Sur un mode beaucoup plus humoristique et décalé, le génial Joe Dante, papa des Gremlins, nous avait gratifiés en 1997 d’un fort visionnaire The Second Civil War, mixant soap-opéra et politique-fiction. Alors qu’une guerre nucléaire fait rage entre l’Inde et le Pakistan, illustrant au passage les thèses fameuses de Samuel Huntington (Le Choc des civilisations venait de paraître), des milliers de petits réfugiés pakistanais, manipulés par une ONG gauchiste et antifa aux troubles desseins, affluent vers la US Terre promise. Et cela attise de nombreuses tensions dans un pays à la dérive, qui assiste en direct au pourrissement de son melting pot. Le Congrès est ainsi devenu le reflet de la juxtaposition des différents groupes ethniques occupant le pays avec, dorénavant, des représentants imposés, originaires de Corée, de Chine, du Mexique, d’Irlande… et même un leader de la « Nation of Islam », ancien caïd d’un quartier chaud de Los Angeles ! Pour couronner le tout, le gouverneur de l’Idaho, appuyé par des miliciens « patriotes », refuse d’accueillir son quota obligatoire de migrants et décide de fermer ses frontières, déclarant ainsi la guerre à l’État fédéral incarné par un président velléitaire, lui-même contrôlé par son conseiller en communication, lobbyiste obnubilé par les sondages, sous le regard en temps réel de News Net, chaîne d’info en continu racoleuse, petite sœur d’une certaine CNN alors en plein boom.

La révolte de l’homme blanc

« Nous devons tenir bon pour que le fil de la vérité reste tissé dans l’étoffe de la civilisation », disait Eisenhower. Mais de quelle civilisation parle-t-on lorsque des forces hostiles et centrifuges menacent de saper de l’intérieur l’identité d’une nation, fût-elle plurielle et évolutive à travers son histoire ? Et qui se soucie alors de la condition de l’homme blanc de type occidental, ce salary man qui vit modestement, respectant les lois de son pays tout en tentant de préserver un semblant de dignité au quotidien. Il faut voir et revoir l’excellent Chute libre réalisé en 1993 par Joel Schumacher, cinéaste new-yorkais « ultra-droitier » et « réactionnaire », selon les catégorisations imposées par la bien-pensance de la critique dominante. Dans un quartier de Los Angeles écrasé par la chaleur estivale et paralysé par des embouteillages monstres, un employé de bureau lambda incarné par un impeccable Michael Douglas, va, en l’espace d’une journée, appréhender et toucher du doigt les aberrations et les contradictions du système démocratique et consumériste américain, processus heuristique par l’absurde débouchant irrémédiablement sur une aporie individuelle… et une tragédie. Que ce soit face à un épicier coréen atrabilaire et peu reconnaissant, un gang de Chicanos roulant des mécaniques pour marquer son territoire comme le feraient des chiens, de vieux riches désabusés jouant nonchalamment au golf dans une immense propriété, un SDF hippie usurpant l’identité d’un vétéran du Vietnam pour mieux quémander ou encore un néo-nazi homophobe et fan de Zyklon B (incroyable et effrayante prestation de Frederic Forrest), le cri de révolte de notre WASP semble fort légitime et venir du fond des âges…

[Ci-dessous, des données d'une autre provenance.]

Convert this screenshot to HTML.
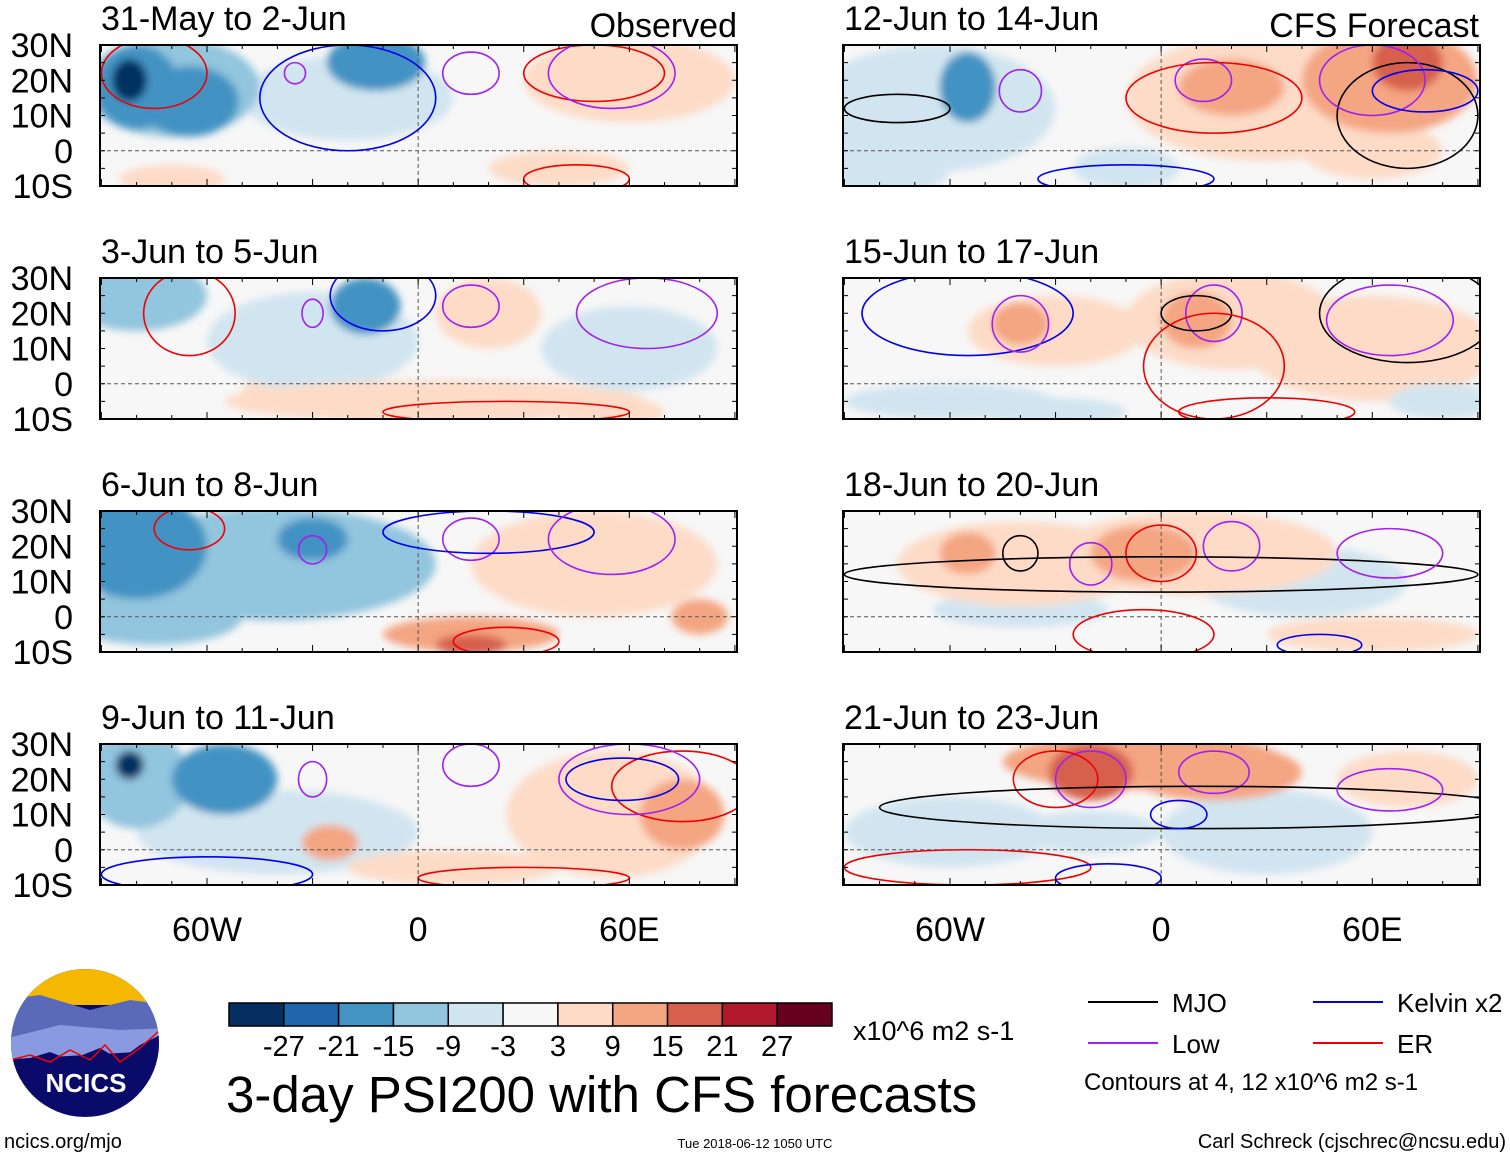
<!DOCTYPE html>
<html><head><meta charset="utf-8"><style>
body{margin:0;background:#fff;width:1510px;height:1158px;overflow:hidden;font-family:"Liberation Sans",sans-serif}
svg text{font-family:"Liberation Sans",sans-serif}
</style></head><body>
<svg id="fig" width="1510" height="1158" xmlns="http://www.w3.org/2000/svg">
<defs>
<filter id="bl" x="-50%" y="-50%" width="200%" height="200%"><feGaussianBlur stdDeviation="4"/></filter>
<clipPath id="cl"><rect x="0" y="0" width="637" height="141"/></clipPath>
</defs>
</svg>
<script>
const titles=["31-May to 2-Jun","3-Jun to 5-Jun","6-Jun to 8-Jun","9-Jun to 11-Jun","12-Jun to 14-Jun","15-Jun to 17-Jun","18-Jun to 20-Jun","21-Jun to 23-Jun"];
const levels=[-27,-21,-15,-9,-3,3,9,15,21,27];
const colors=["#053061","#2166ac","#4393c3","#92c5de","#d1e5f0","#f7f7f7","#fddbc7","#f4a582","#d6604d","#b2182b","#67001f"];
// anomaly blobs per panel: [lon, lat, rxDeg, ryDeg, value]
const blobs=[
[[-70,18,25,14,-12],[-20,15,30,12,-6],[-80,18,12,12,-20],[-65,14,14,10,-20],[-82,20,5,6,-28],[-12,25,14,8,-16],[60,20,30,12,6],[40,-5,20,5,6],[-70,-8,15,4,5]],
[[-80,25,20,10,-10],[-30,12,30,14,-6],[-15,22,10,8,-16],[5,-5,60,6,6],[20,20,15,10,7],[60,10,25,12,-6],[-30,-2,20,5,5],[55,-8,15,4,7]],
[[-80,20,20,15,-16],[-40,15,45,16,-10],[-30,22,10,6,-16],[-75,0,25,8,-10],[50,15,35,15,6],[15,-5,25,5,10],[15,-8,10,3,17],[80,0,8,5,10]],
[[-80,20,15,14,-14],[-55,20,15,10,-16],[-82,24,4,4,-28],[-40,5,40,12,-6],[-25,2,8,5,10],[55,10,30,18,8],[75,10,12,10,14],[10,-5,30,5,6]],
[[-65,12,35,18,-7],[-55,18,8,10,-16],[-80,-5,20,8,-6],[30,15,40,18,8],[65,20,25,15,10],[70,25,10,8,17],[20,18,15,8,12],[60,0,20,8,8],[-10,-5,15,6,-6]],
[[-30,15,25,10,6],[-40,17,8,6,10],[20,18,30,14,6],[10,18,10,8,10],[60,10,35,15,5],[-60,-5,30,5,-6],[-30,-8,20,4,-7],[80,-5,15,5,-5]],
[[-40,15,35,12,6],[-55,18,8,6,10],[10,18,40,12,7],[-5,18,15,8,12],[40,10,30,10,-5],[-40,2,25,5,-5],[60,-5,30,5,4]],
[[-5,25,40,8,10],[-20,22,12,8,17],[15,22,25,8,10],[-60,5,30,10,-6],[30,5,30,12,-5],[70,20,20,8,5],[-20,5,20,6,-5]]
];
// contours: [lon, lat, rxDeg, ryDeg, kind]
const contours=[
[[-75,22,15,10,"er"],[-20,15,25,15,"kelvin"],[-35,22,3,3,"low"],[15,22,8,6,"low"],[50,22,20,8,"er"],[55,22,18,10,"low"],[45,-8,15,4,"er"]],
[[-65,20,13,12,"er"],[-30,20,3,4,"low"],[15,22,8,6,"low"],[65,20,20,10,"low"],[-10,25,15,10,"kelvin"],[25,-8,35,3,"er"]],
[[-65,25,10,6,"er"],[-30,19,4,4,"low"],[15,22,8,6,"low"],[20,24,30,6,"kelvin"],[55,22,18,10,"low"],[25,-7,15,4,"er"]],
[[-30,20,4,5,"low"],[15,24,8,6,"low"],[75,18,20,10,"er"],[60,20,20,10,"low"],[58,20,16,6,"kelvin"],[-60,-7,30,5,"kelvin"],[30,-8,30,3,"er"]],
[[-75,12,15,4,"mjo"],[-40,17,6,6,"low"],[12,20,8,6,"low"],[15,15,25,10,"er"],[70,10,20,15,"mjo"],[60,20,15,10,"low"],[75,17,15,6,"kelvin"],[-10,-8,25,4,"kelvin"]],
[[-55,20,30,12,"kelvin"],[-40,17,8,8,"low"],[15,20,8,8,"low"],[10,20,10,5,"mjo"],[65,18,18,10,"low"],[70,20,25,14,"mjo"],[15,5,20,15,"er"],[30,-8,25,4,"er"]],
[[-40,18,5,5,"mjo"],[-20,15,6,6,"low"],[20,20,8,7,"low"],[0,18,10,8,"er"],[0,12,90,5,"mjo"],[65,18,15,7,"low"],[-5,-5,20,7,"er"],[45,-8,12,3,"kelvin"]],
[[-20,20,10,8,"low"],[15,22,10,6,"low"],[-30,20,12,8,"er"],[10,12,90,6,"mjo"],[5,10,8,4,"kelvin"],[65,17,15,6,"low"],[-55,-5,35,5,"er"],[-15,-8,15,4,"kelvin"]]
];
const kindColor={mjo:"#000",low:"#a020f0",kelvin:"#0000ee",er:"#ee0000"};
const S="http://www.w3.org/2000/svg";
const fig=document.getElementById('fig');
function mk(t,a,p){const e=document.createElementNS(S,t);for(const k in a)e.setAttribute(k,a[k]);(p||fig).appendChild(e);return e;}
const PW=637,PH=141;
const xs=lon=>(lon+90.4)*PW/181;
const ys=lat=>(30-lat)*PH/40;
function colorFor(v){let i=0;while(i<levels.length&&v>levels[i])i++;return colors[i];}
const panelX=[100,100,100,100,843,843,843,843],panelY=[45,278,511,744,45,278,511,744];
for(let p=0;p<8;p++){
 const g=mk('g',{transform:`translate(${panelX[p]},${panelY[p]})`});
 
 
 const inner=mk('g',{'clip-path':'url(#cl)'},g);
 mk('rect',{x:0,y:0,width:PW,height:PH,fill:'#f7f7f7'},inner);
 const bg=mk('g',{filter:'url(#bl)'},inner);
 const sorted=blobs[p].slice().sort((a,b)=>Math.abs(a[4])-Math.abs(b[4]));
 for(const b of sorted){
  const e=mk('ellipse',{cx:xs(b[0]),cy:ys(b[1]),rx:b[2]*PW/181,ry:b[3]*PH/40,fill:colorFor(b[4])},bg);
  
  
 }
 mk('line',{x1:0,x2:PW,y1:ys(0),y2:ys(0),stroke:'#555','stroke-dasharray':'4,3','stroke-width':1},inner);
 mk('line',{x1:xs(0),x2:xs(0),y1:0,y2:PH,stroke:'#555','stroke-dasharray':'4,3','stroke-width':1},inner);
 for(const c of contours[p]){
  const e=mk('ellipse',{cx:xs(c[0]),cy:ys(c[1]),rx:c[2]*PW/181,ry:c[3]*PH/40,fill:'none',stroke:kindColor[c[4]],'stroke-width':1.6},inner);
  
  
 }
 mk('rect',{x:0,y:0,width:PW,height:PH,fill:'none',stroke:'#000','stroke-width':2},g);
 for(let lon=-90;lon<=90;lon+=10){const x=xs(lon),L=lon%30==0?7:4;
  mk('line',{x1:x,x2:x,y1:0,y2:L,stroke:'#000'},g);mk('line',{x1:x,x2:x,y1:PH,y2:PH-L,stroke:'#000'},g);}
 for(let lat=-10;lat<=30;lat+=5){const y=ys(lat);
  mk('line',{x1:0,x2:5,y1:y,y2:y,stroke:'#000'},g);mk('line',{x1:PW,x2:PW-5,y1:y,y2:y,stroke:'#000'},g);}
 const t=mk('text',{x:1,y:-15,'font-size':34},g);t.textContent=titles[p];
 
 if(p<4){["30N","20N","10N","0","10S"].forEach((s,i)=>{const tt=mk('text',{x:-27,y:ys(30-10*i)+12,'font-size':34,'text-anchor':'end'},g);tt.textContent=s;
  });}
}
[[737,"Observed"],[1479,"CFS Forecast"]].forEach(([x,s])=>{const t=mk('text',{x:x,y:37,'font-size':34,'text-anchor':'end'});t.textContent=s;
 });
[100,843].forEach(px=>{[[-60,"60W"],[0,"0"],[60,"60E"]].forEach(([l,s])=>{const t=mk('text',{x:px+xs(l),y:941,'font-size':34,'text-anchor':'middle'});t.textContent=s;
 });});
// colorbar
const cb=mk('g',{});
const bw=603/11;
colors.forEach((c,i)=>mk('rect',{x:229+i*bw,y:1003,width:bw,height:23,fill:c,stroke:'#000','stroke-width':1.5},cb));
levels.forEach((l,i)=>{const t=mk('text',{x:229+(i+1)*bw,y:1056,'font-size':29,'text-anchor':'middle'},cb);t.textContent=l;});
const u=mk('text',{x:853,y:1040,'font-size':27});u.textContent="x10^6 m2 s-1";
const ti=mk('text',{x:226,y:1112,'font-size':51});ti.textContent="3-day PSI200 with CFS forecasts";
// legend
[[1088,1002,"#000","MJO"],[1088,1043,"#a020f0","Low"],[1313,1002,"#0000ee","Kelvin x2"],[1313,1043,"#ee0000","ER"]].forEach(([x,y,c,s])=>{
 mk('line',{x1:x,x2:x+70,y1:y,y2:y,stroke:c,'stroke-width':2});
 const t=mk('text',{x:x+84,y:y+10,'font-size':26});t.textContent=s;});
const ct=mk('text',{x:1084,y:1090,'font-size':24});ct.textContent="Contours at 4, 12 x10^6 m2 s-1";
// footer
const f1=mk('text',{x:4,y:1148,'font-size':20});f1.textContent="ncics.org/mjo";
const f2=mk('text',{x:755,y:1148,'font-size':13,'text-anchor':'middle'});f2.textContent="Tue 2018-06-12 1050 UTC";
const f3=mk('text',{x:1506,y:1148,'font-size':20,'text-anchor':'end'});f3.textContent="Carl Schreck (cjschrec@ncsu.edu)";
// logo
const lg=mk('g',{});
mk('clipPath',{id:'lc'},lg).appendChild((()=>{const c=document.createElementNS(S,'circle');c.setAttribute('cx',85);c.setAttribute('cy',1043);c.setAttribute('r',74);return c;})());
const li=mk('g',{'clip-path':'url(#lc)'},lg);
mk('rect',{x:0,y:960,width:170,height:170,fill:'#0a0a6a'},li);
mk('rect',{x:0,y:960,width:170,height:45,fill:'#f5b800'},li);
mk('path',{d:'M0,1000 L40,995 L90,1010 L130,1000 L170,1005 L170,1030 L0,1040Z',fill:'#5a6ab8'},li);
mk('path',{d:'M0,1040 L60,1025 L120,1030 L170,1028 L170,1050 L0,1060Z',fill:'#8a9ae0'},li);
mk('path',{d:'M0,1060 L30,1058 L50,1052 L70,1060 L100,1048 L120,1060 L140,1045 L170,1030 L170,1080 L0,1080Z',fill:'#0a0a6a'},li);
mk('path',{d:'M10,1060 L30,1055 L50,1062 L70,1050 L90,1060 L105,1045 L120,1062 L140,1048 L160,1030',fill:'none',stroke:'#e00','stroke-width':1.5},li);
const lt=mk('text',{x:86,y:1092,'font-size':26,'font-weight':'bold','text-anchor':'middle',fill:'#fff'},lg);lt.textContent="NCICS";
</script>
</body></html>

Mais qui l’entendait vraiment à l’époque ? Et qui peut s’en faire le porte-voix aujourd’hui ? Trente ans après ce film-uppercut qui a valu des tombereaux d’injures à son auteur, force est de constater la brûlante actualité de son propos, a fortiori dans un pays, lointain symbole de liberté et de réussite par le mérite, plus que jamais clivé et fracturé.